The table will give all the correlations between variables taken two at a time. These are called pairwise correlations and the table is called the correlation matrix.

Linear Regression

We now want to find the linear regression of Chemistry on Physics. Linear regression is the process of fitting the best possible straight line through a series of points.

  1. Select Tools/Data Analysis/Regression and click OK.
  2. Select the Chemistry column to be the Input Y Range and the Physics column to be the Input X Range.
  3. Make sure that the Labels box in the top part of the dialog box and the Line Fit Plots box in the lower part of the dialog box are both ticked, but that none of the other boxes are ticked.
  4. Choose the Output Range option and enter F1 in the OutputRange box. Click OK.

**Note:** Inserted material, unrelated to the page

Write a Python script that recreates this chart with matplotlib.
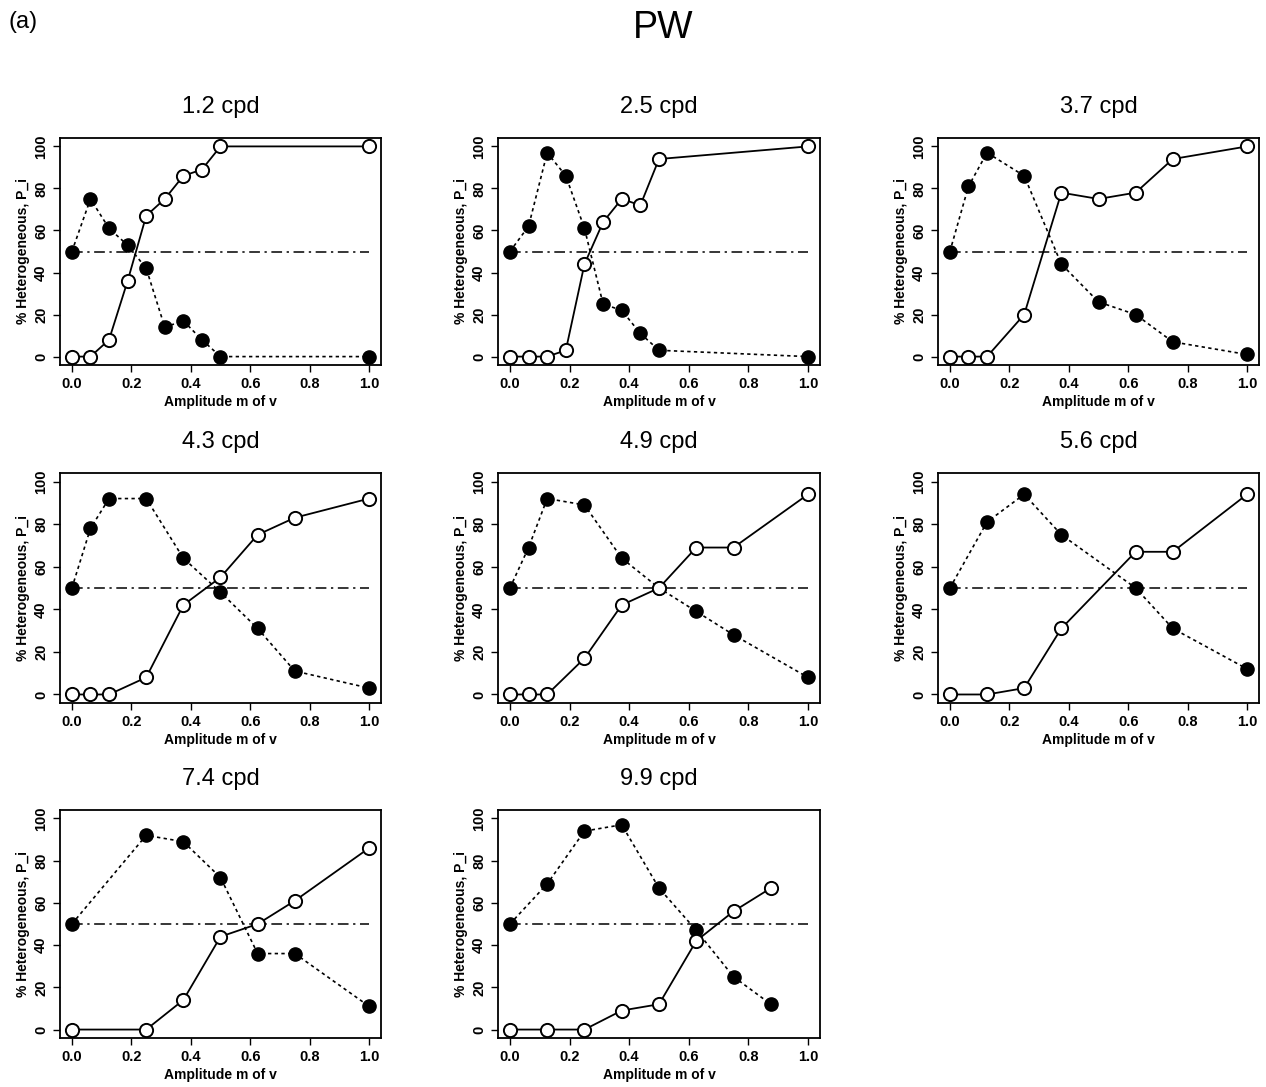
import matplotlib
matplotlib.use("Agg")
import matplotlib.pyplot as plt
import numpy as np

plt.rcParams['font.family'] = ['Liberation Sans', 'DejaVu Sans']

titles = ["1.2 cpd", "2.5 cpd", "3.7 cpd", "4.3 cpd", "4.9 cpd", "5.6 cpd", "7.4 cpd", "9.9 cpd"]

amp = [
    [0, 0.0625, 0.125, 0.1875, 0.25, 0.3125, 0.375, 0.4375, 0.5, 1.0],
    [0, 0.0625, 0.125, 0.1875, 0.25, 0.3125, 0.375, 0.4375, 0.5, 1.0],
    [0, 0.0625, 0.125, 0.25, 0.375, 0.5, 0.625, 0.75, 1.0],
    [0, 0.0625, 0.125, 0.25, 0.375, 0.5, 0.625, 0.75, 1.0],
    [0, 0.0625, 0.125, 0.25, 0.375, 0.5, 0.625, 0.75, 1.0],
    [0, 0.125, 0.25, 0.375, 0.625, 0.75, 1.0],
    [0, 0.25, 0.375, 0.5, 0.625, 0.75, 1.0],
    [0, 0.125, 0.25, 0.375, 0.5, 0.625, 0.75, 0.875],
]

# open circles, solid line
open_vals = [
    [0, 0, 8, 36, 67, 75, 86, 89, 100, 100],
    [0, 0, 0, 3, 44, 64, 75, 72, 94, 100],
    [0, 0, 0, 20, 78, 75, 78, 94, 100],
    [0, 0, 0, 8, 42, 55, 75, 83, 92],
    [0, 0, 0, 17, 42, 50, 69, 69, 94],
    [0, 0, 3, 31, 67, 67, 94],
    [0, 0, 14, 44, 50, 61, 86],
    [0, 0, 0, 9, 12, 42, 56, 67],
]

# filled circles, dotted line
filled_vals = [
    [50, 75, 61, 53, 42, 14, 17, 8, 0, 0],
    [50, 62, 97, 86, 61, 25, 22, 11, 3, 0],
    [50, 81, 97, 86, 44, 26, 20, 7, 1],
    [50, 78, 92, 92, 64, 48, 31, 11, 3],
    [50, 69, 92, 89, 64, 50, 39, 28, 8],
    [50, 81, 94, 75, 50, 31, 12],
    [50, 92, 89, 72, 36, 36, 11],
    [50, 69, 94, 97, 67, 47, 25, 12],
]

W, H = 1266, 1087
fig = plt.figure(figsize=(W / 100, H / 100), dpi=100)

col_lr = [(60, 381), (498, 820), (938, 1259)]
row_tb = [(138, 365), (473, 703), (810, 1038)]

for i, t in enumerate(titles):
    r, c = divmod(i, 3)
    l, rr = col_lr[c]
    tp, bt = row_tb[r]
    ax = fig.add_axes([l / W, 1 - bt / H, (rr - l) / W, (bt - tp) / H])
    ax.plot([0, 1], [50, 50], color='black', lw=1.1, dashes=[7, 3, 1.5, 3])
    ax.plot(amp[i], filled_vals[i], color='black', lw=1.2, linestyle=(0, (2, 2)),
            marker='o', markersize=9.5, markerfacecolor='black', markeredgecolor='black')
    ax.plot(amp[i], open_vals[i], color='black', lw=1.3, linestyle='-',
            marker='o', markersize=9.5, markerfacecolor='white', markeredgecolor='black',
            markeredgewidth=1.4)
    ax.set_xlim(-0.04, 1.04)
    ax.set_ylim(-4, 104)
    ax.set_xticks(np.arange(0, 1.01, 0.2))
    ax.set_xticklabels(["0.0", "0.2", "0.4", "0.6", "0.8", "1.0"], fontweight='bold', fontsize=10.5)
    ax.set_yticks(np.arange(0, 101, 20))
    ax.set_yticklabels([str(v) for v in range(0, 101, 20)], rotation=90, va='center',
                       fontweight='bold', fontsize=10.5)
    ax.tick_params(direction='out', length=5, width=1.0, color='black')
    for s in ax.spines.values():
        s.set_linewidth(1.3)
    ax.set_xlabel("Amplitude m of v", fontweight='bold', fontsize=10, labelpad=3)
    ax.set_ylabel("% Heterogeneous, P_i", fontweight='bold', fontsize=10, labelpad=3)
    ax.set_title(t, fontsize=17, pad=18)

fig.text(8 / W, 1 - 22 / H, "(a)", fontsize=17, ha='left', va='center')
fig.text(663 / W, 1 - 28 / H, "PW", fontsize=27, ha='center', va='center')

fig.savefig("out.png", dpi=100)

A large amount of summary output will be produced including a chart. Multiple R is the square root of R square, R square is the square of the correlation coefficient and Standard Error is the estimate of the standard deviation of the errors e in the model. The number of observations is the original number of data points.

  1. Scroll to the right to see the chart (which was produced because you selected Line Fit Plots). Select one of the Predicted Chemistry points by clicking on it.
  2. To change the individual points to a line:Right click and select Format Data Series. Make sure that the Patterns tab is selected and change the Line option to Automatic and the Marker option to None. Click OK.